Micromanagement is management focused on excessive control of details. This control is reflected in the permanent pursuit of employees' activities or the emphasis with a negative connotation on every detail of a person's work. Moreover, micromanagement implies the lack of freedom of employees to make decisions independently of the formal manager, even in those aspects related to the daily activity in the field of expertise.
This control and focus on excessive details severely limits the freedom of action of employees, invariably leading to feelings of uselessness and dissatisfaction at work. The resentments that appear are the natural step in the management of the subordinate-manager relationship, which leads to the potentiation of the manager's resentments towards the subordinates.
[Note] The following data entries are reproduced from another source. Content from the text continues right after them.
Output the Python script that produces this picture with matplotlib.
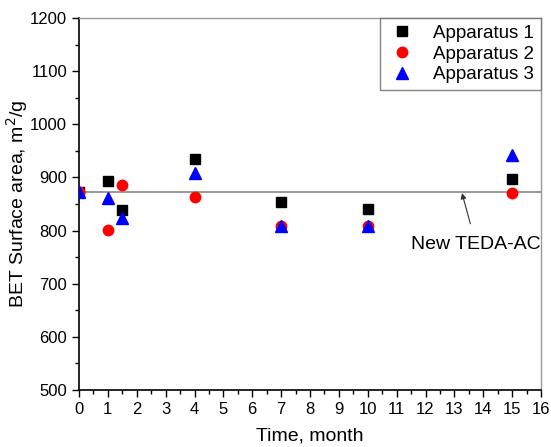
import matplotlib
matplotlib.use("Agg")
import matplotlib.pyplot as plt
from matplotlib.ticker import MultipleLocator

plt.rcParams['font.family'] = ['Liberation Sans', 'DejaVu Sans']

# data
months = [0, 1, 1.5, 4, 7, 10, 15]
app1 = [872, 893, 838, 935, 854, 841, 897]
app2 = [872, 802, 885, 863, 809, 808, 871]
app3 = [873, 861, 823, 909, 809, 808, 942]
new_teda = 873

fig = plt.figure(figsize=(5.51, 4.47), dpi=100)
ax = fig.add_axes([79 / 551, 1 - 390 / 447, 462 / 551, 372 / 447])

ax.axhline(new_teda, color='#888888', lw=1.2, zorder=1)
ax.plot(months, app1, 's', color='black', ms=6.5, ls='none', label='Apparatus 1', zorder=3)
ax.plot(months, app2, 'o', color='red', ms=7.5, ls='none', label='Apparatus 2', zorder=3)
ax.plot(months, app3, '^', color='blue', ms=8, ls='none', label='Apparatus 3', zorder=3)

ax.annotate('New TEDA-AC', xy=(13.25, new_teda), xytext=(13.75, 774),
            fontsize=14, ha='center', va='center',
            arrowprops=dict(arrowstyle='-|>', color='#333333', lw=0.8,
                            shrinkA=7, shrinkB=1, mutation_scale=8))

ax.set_xlim(0, 16)
ax.set_ylim(500, 1200)
ax.xaxis.set_major_locator(MultipleLocator(1))
ax.xaxis.set_minor_locator(MultipleLocator(0.5))
ax.yaxis.set_major_locator(MultipleLocator(100))
ax.yaxis.set_minor_locator(MultipleLocator(50))
ax.tick_params(which='major', direction='out', length=5, width=1, labelsize=12)
ax.tick_params(which='minor', direction='out', length=3, width=1)

for side in ['top', 'right']:
    ax.spines[side].set_color('#999999')
    ax.spines[side].set_linewidth(1)
for side in ['left', 'bottom']:
    ax.spines[side].set_linewidth(1.2)

ax.set_xlabel('Time, month', fontsize=14, labelpad=8)
ax.set_ylabel('BET Surface area, m$^2$/g', fontsize=14, labelpad=0)

leg = ax.legend(loc='upper right', fontsize=13.5, frameon=True, fancybox=False,
                borderaxespad=0, handletextpad=0.9, labelspacing=0.2,
                borderpad=0.35, handlelength=1.6)
leg.get_frame().set_edgecolor('#666666')
leg.get_frame().set_linewidth(1)

fig.savefig('out.png', dpi=100)
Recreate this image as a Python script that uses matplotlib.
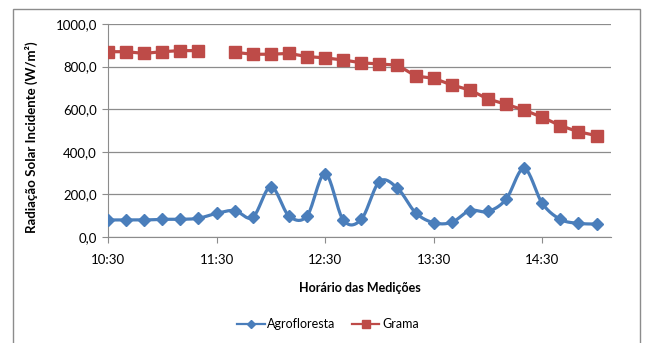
import numpy as np
import matplotlib.pyplot as plt
from matplotlib.patches import Rectangle

# ── data ───────────────────────────────────────────────────────────
horarios = ['10:30', '10:40', '10:50', '11:00', '11:10', '11:20', '11:30',
            '11:40', '11:50', '12:00', '12:10', '12:20', '12:30', '12:40',
            '12:50', '13:00', '13:10', '13:20', '13:30', '13:40', '13:50',
            '14:00', '14:10', '14:20', '14:30', '14:40', '14:50', '15:00']
agrofloresta = [80, 80, 80, 83, 83, 88, 111, 124, 92, 236, 99, 99, 298, 80,
                83, 260, 229, 114, 67, 69, 124, 120, 177, 322, 158, 83, 64, 61]
grama = [870, 870, 862, 870, 875, 875, np.nan, 867, 858, 858, 862, 847, 841,
         831, 818, 812, 807, 756, 745, 714, 690, 648, 623, 596, 562, 523, 494, 476]
tick_labels = ['10:30', '11:30', '12:30', '13:30', '14:30']

AZUL = '#4A7EBB'
VERMELHO = '#BE4B48'


def to_min(h):
    hh, mm = h.split(':')
    return int(hh) * 60 + int(mm)


def catmull_rom(x, y, n=20):
    # smoothed line like Excel's "smooth line" option
    x = np.asarray(x, float)
    y = np.asarray(y, float)
    px = np.concatenate([[x[0]], x, [x[-1]]])
    py = np.concatenate([[y[0]], y, [y[-1]]])
    xs, ys = [], []
    t = np.linspace(0, 1, n)
    for i in range(1, len(px) - 2):
        p0, p1, p2, p3 = (np.array([px[j], py[j]]) for j in range(i - 1, i + 3))
        c1 = p1 + (p2 - p0) / 6
        c2 = p2 - (p3 - p1) / 6
        b = ((1 - t) ** 3)[:, None] * p1 + (3 * (1 - t) ** 2 * t)[:, None] * c1 \
            + (3 * (1 - t) * t ** 2)[:, None] * c2 + (t ** 3)[:, None] * p2
        xs.extend(b[:, 0])
        ys.extend(b[:, 1])
    return np.array(xs), np.array(ys)


x = np.array([to_min(h) for h in horarios])

plt.rcParams['font.family'] = ['Lato', 'DejaVu Sans']

fig = plt.figure(figsize=(6.45, 3.43), dpi=100)
W, H = 645, 343
ax = fig.add_axes([108 / W, (H - 237) / H, (611 - 108) / W, (237 - 24) / H])

# outer chart border
fig.patches.append(Rectangle((13 / W, -0.05), (640 - 13) / W, (H - 9) / H + 0.05,
                             transform=fig.transFigure, fill=False,
                             edgecolor='#8c8c8c', linewidth=1.0))

# series
sx, sy = catmull_rom(x, agrofloresta)
ax.plot(sx, sy, color=AZUL, linewidth=2.3, solid_capstyle='round', zorder=3)
ax.plot(x, agrofloresta, linestyle='none', marker='D', markersize=6,
        color=AZUL, zorder=4)
ax.plot(x, grama, color=VERMELHO, linewidth=2.3, marker='s', markersize=8,
        zorder=3)

# proxies for legend (thinner, smaller markers as in the original)
ax.plot([], [], color=AZUL, linewidth=1.6, marker='D', markersize=4,
        label='Agrofloresta')
ax.plot([], [], color=VERMELHO, linewidth=1.6, marker='s', markersize=6,
        label='Grama')

ax.set_xlim(to_min('10:30'), to_min('10:30') + 278)
ax.set_ylim(0, 1000)
ax.set_xticks([to_min(t) for t in tick_labels])
ax.set_xticklabels(tick_labels, fontsize=9.5)
ax.set_yticks(np.arange(0, 1001, 200))
ax.set_yticklabels([f'{v:.1f}'.replace('.', ',') for v in range(0, 1001, 200)],
                   fontsize=9.5)
ax.grid(axis='y', color='#8c8c8c', linewidth=0.9)
ax.set_axisbelow(True)
for s in ['top', 'right']:
    ax.spines[s].set_visible(False)
for s in ['left', 'bottom']:
    ax.spines[s].set_color('#8c8c8c')
ax.tick_params(axis='both', color='#8c8c8c', length=4, pad=8)
ax.tick_params(axis='y', pad=4)

ax.set_xlabel('Horário das Medições', fontsize=9, fontweight='bold', labelpad=12)
ax.set_ylabel('Radiação Solar Incidente (W/m²)', fontsize=9.5, fontweight='bold')
ax.yaxis.set_label_coords(-0.139, 0.47)

fig.legend(loc='center', bbox_to_anchor=(328 / W, 1 - 324 / H), ncol=2,
           frameon=False, fontsize=9, handlelength=2.2, columnspacing=1.3,
           handletextpad=0.2)

fig.savefig('out.png', dpi=100)
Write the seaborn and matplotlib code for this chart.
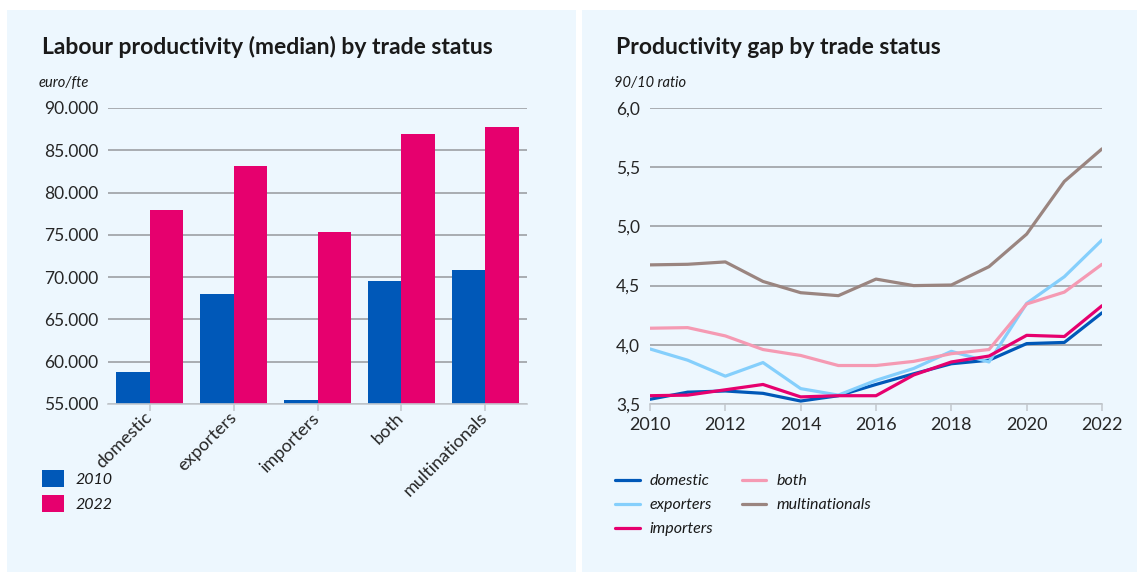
import matplotlib
matplotlib.use("Agg")
import matplotlib.pyplot as plt
from matplotlib.patches import Rectangle
from matplotlib.ticker import FuncFormatter
import numpy as np
import pandas as pd
import seaborn as sns

# ---- data -------------------------------------------------------------
categories = ["domestic", "exporters", "importers", "both", "multinationals"]
productivity_2010 = [58800, 68000, 55450, 69500, 70900]
productivity_2022 = [77950, 83100, 75350, 86900, 87750]

years = list(range(2010, 2023))
gap_domestic = [3.54, 3.60, 3.61, 3.59, 3.525, 3.57, 3.665, 3.755, 3.84, 3.87, 4.01, 4.02, 4.27]
gap_exporters = [3.965, 3.87, 3.735, 3.85, 3.63, 3.575, 3.70, 3.80, 3.945, 3.855, 4.35, 4.575, 4.885]
gap_importers = [3.57, 3.575, 3.62, 3.665, 3.56, 3.57, 3.57, 3.745, 3.855, 3.905, 4.08, 4.07, 4.33]
gap_both = [4.14, 4.145, 4.075, 3.96, 3.91, 3.825, 3.825, 3.86, 3.925, 3.96, 4.345, 4.445, 4.68]
gap_multinationals = [4.675, 4.68, 4.70, 4.535, 4.44, 4.415, 4.555, 4.50, 4.505, 4.66, 4.935, 5.38, 5.655]

# ---- style ------------------------------------------------------------
sns.set_theme(style="white")
plt.rcParams["font.family"] = ["Lato", "DejaVu Sans"]
plt.rcParams["text.color"] = "#1a1a1a"

W, H = 1137, 572
PANEL = "#edf7fe"
GRID = "#96999d"
AXISLINE = "#c3c8cd"
BLUE = "#0058b8"
MAGENTA = "#e6006e"
bar_palette = {"2010": BLUE, "2022": MAGENTA}
line_palette = {
    "domestic": BLUE,
    "exporters": "#85cffc",
    "importers": MAGENTA,
    "both": "#f59ab3",
    "multinationals": "#9a8580",
}

fig = plt.figure(figsize=(W / 100, H / 100), dpi=100)
fig.patch.set_facecolor("white")


def fx(x):
    return x / W


def fy(y):
    return 1 - y / H


def ax_rect(x0, y0, x1, y1):
    return [fx(x0), fy(y1), fx(x1) - fx(x0), fy(y0) - fy(y1)]


# panel backgrounds (behind the axes)
for x0, x1 in ((7, 576), (582, 1137)):
    fig.patches.append(Rectangle((fx(x0), fy(572)), fx(x1) - fx(x0), fy(10) - fy(572),
                                 transform=fig.transFigure, facecolor=PANEL,
                                 edgecolor="none", zorder=-10))


def style_axes(ax):
    ax.set_facecolor(PANEL)
    for side in ("top", "right", "left"):
        ax.spines[side].set_visible(False)
    ax.spines["bottom"].set_color(AXISLINE)
    ax.spines["bottom"].set_linewidth(1.2)
    ax.yaxis.grid(True, color=GRID, linewidth=1.1)
    ax.xaxis.grid(False)
    ax.set_axisbelow(True)
    ax.tick_params(axis="y", length=0, labelsize=12.5, pad=7)
    ax.tick_params(axis="x", length=5, width=1.1, color=AXISLINE, direction="out",
                   bottom=True, labelsize=13)
    ax.set_xlabel("")
    ax.set_ylabel("")


# ---- left: bar chart --------------------------------------------------
bars = pd.DataFrame({
    "category": categories * 2,
    "year": ["2010"] * len(categories) + ["2022"] * len(categories),
    "value": productivity_2010 + productivity_2022,
})

ax1 = fig.add_axes(ax_rect(108, 108, 527, 404))
sns.barplot(data=bars, x="category", y="value", hue="year", order=categories,
            hue_order=["2010", "2022"], palette=bar_palette, width=0.8,
            saturation=1, edgecolor="none", ax=ax1)
style_axes(ax1)
ax1.set_ylim(55000, 90000)
ax1.set_xlim(-0.5, len(categories) - 0.5)
ax1.set_yticks(np.arange(55000, 90001, 5000))
ax1.yaxis.set_major_formatter(FuncFormatter(lambda v, p: f"{int(v):,}".replace(",", ".")))
ax1.tick_params(axis="x", pad=3)
for lab in ax1.get_xticklabels():
    lab.set_rotation(45)
    lab.set_ha("right")
    lab.set_va("center")
    lab.set_rotation_mode("anchor")

handles, labels = ax1.get_legend_handles_labels()
ax1.legend(handles, labels, loc="upper left", bbox_to_anchor=(fx(42), fy(470)),
           bbox_transform=fig.transFigure, frameon=False, borderpad=0, borderaxespad=0,
           handlelength=1.35, handleheight=1.3, handletextpad=0.75, labelspacing=0.45,
           prop={"style": "italic", "size": 11.5})

fig.text(fx(42), fy(54), "Labour productivity (median) by trade status",
         fontsize=16.5, fontweight="bold", ha="left", va="baseline")
fig.text(fx(39), fy(87), "euro/fte", fontsize=10.5, style="italic", ha="left", va="baseline")

# ---- right: line chart ------------------------------------------------
lines = pd.DataFrame({
    "year": years * 5,
    "group": sum([[g] * len(years) for g in line_palette], []),
    "ratio": gap_domestic + gap_exporters + gap_importers + gap_both + gap_multinationals,
})

ax2 = fig.add_axes(ax_rect(650, 108, 1102, 404))
sns.lineplot(data=lines, x="year", y="ratio", hue="group", hue_order=list(line_palette),
             palette=line_palette, linewidth=2.3, ax=ax2)
style_axes(ax2)
ax2.set_ylim(3.5, 6.0)
ax2.set_xlim(2010, 2022)
ax2.set_yticks(np.arange(3.5, 6.01, 0.5))
ax2.yaxis.set_major_formatter(FuncFormatter(lambda v, p: f"{v:.1f}".replace(".", ",")))
ax2.set_xticks(range(2010, 2023, 2))
ax2.tick_params(axis="x", pad=4)

handles, labels = ax2.get_legend_handles_labels()
ax2.legend(handles, labels, loc="upper left", bbox_to_anchor=(fx(615), fy(474)),
           bbox_transform=fig.transFigure, frameon=False, borderpad=0, borderaxespad=0,
           ncol=2, handlelength=1.55, handletextpad=0.6, labelspacing=0.62,
           columnspacing=1.8, prop={"style": "italic", "size": 11.5})

fig.text(fx(616), fy(54), "Productivity gap by trade status",
         fontsize=16.5, fontweight="bold", ha="left", va="baseline")
fig.text(fx(614), fy(87), "90/10 ratio", fontsize=10.5, style="italic", ha="left", va="baseline")

fig.savefig("out.png", dpi=100, facecolor="white")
Distrust comes naturally, employees will have feelings of distrust towards their superior, which automatically leads to the negative impact on teamwork and / or involvement in work by adhering to the vision of the leader.
Studies show that these negative effects occur regardless of the cause of micromanagement behavior - narcissistic leadership, insecure leadership, the need for managerial control - and are correlated with stress and increased fluctuation within the organization.
Frequent request for highly detailed reports, permanent verification of attendance at the fixed time, delegation of responsibility for failure and permanent assumption of success are some of the observable behaviors of a manager who practices micromanagement.
Although it is defined and recognized as a completely unproductive form of management since 1960, micromanagement is practiced in the most direct or subtle forms in many organizations (national or multinational) in Romania even as we speak and in parallel with the concern of the same companies to motivate and involve 'the most valuable resource - the human resource'.